3. Advantages of Long-Term Commitment

a. Gradual Repayment
Long-term mortgages allow borrowers to spread repayment over several years, making monthly installments more manageable compared to short-term loans.

b. Building Equity
Each payment contributes to reducing the principal balance, gradually building home equity, which can be leveraged for future financial needs.

c. Homeownership
For many Ghanaians, a mortgage is the only viable path to owning a home, providing stability and a sense of accomplishment.



4. Financial Planning for Long-Term Mortgages

a. Budgeting

  • Borrowers should allocate a fixed percentage of their monthly income to mortgage payments, ensuring that other financial needs are not neglected.
  • Creating an emergency fund can help cushion unexpected financial shocks.

b. Interest Rate Negotiation

  • Opting for fixed-rate mortgages can provide stability in monthly payments, protecting borrowers from interest rate fluctuations.
  • Seeking government-backed schemes with subsidized interest rates can reduce costs.

c. Loan Restructuring Options
In cases of financial difficulty, borrowers can explore restructuring options with their lenders, such as extending the loan term to reduce monthly payments.


5. Government and Institutional Support

a. Affordable Housing Initiatives
The Ghanaian government has partnered with financial institutions to provide subsidized mortgages for low- and middle-income earners, reducing the burden of long-term commitments.

b. Regulation and Consumer Protection
The Bank of Ghana and other regulatory bodies enforce policies to ensure transparency in mortgage terms, protecting borrowers from predatory practices.

c. Education and Awareness
Programs to educate borrowers on the implications of long-term mortgages help them make informed decisions and avoid overcommitment.

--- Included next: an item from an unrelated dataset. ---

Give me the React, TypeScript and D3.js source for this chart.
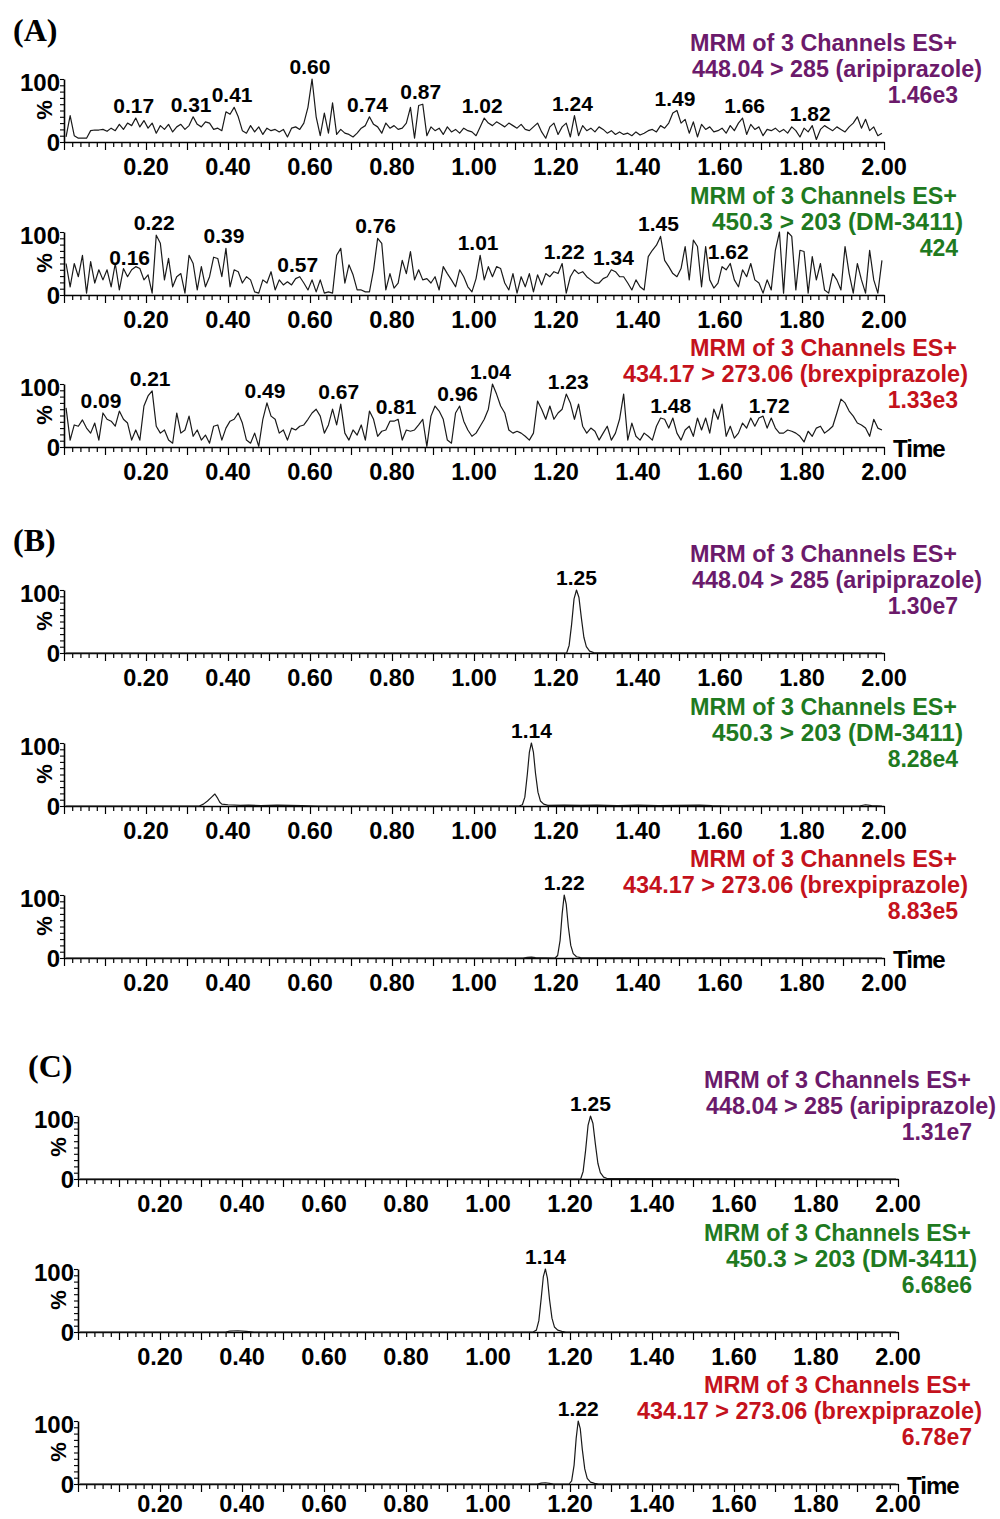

6. Strategies for Managing Long-Term Commitment

a. Refinancing
Borrowers can refinance their mortgages to secure better terms, such as lower interest rates or reduced monthly payments.

b. Diversified Income Streams
Developing additional income sources can provide financial security and reduce the strain of mortgage repayments.

c. Insurance Coverage
Mortgage protection insurance can safeguard borrowers against unforeseen events, such as job loss or critical illness, ensuring loan obligations are met.



7. Conclusion

In Ghana, the long-term financial commitment of mortgages represents both an opportunity for homeownership and a significant financial responsibility. While the challenges, such as high interest rates and economic uncertainty, are notable, careful financial planning, government support, and prudent borrowing can make this commitment manageable. Borrowers must approach mortgages with a clear understanding of their financial situation and a long-term perspective to ensure success in achieving their homeownership goals.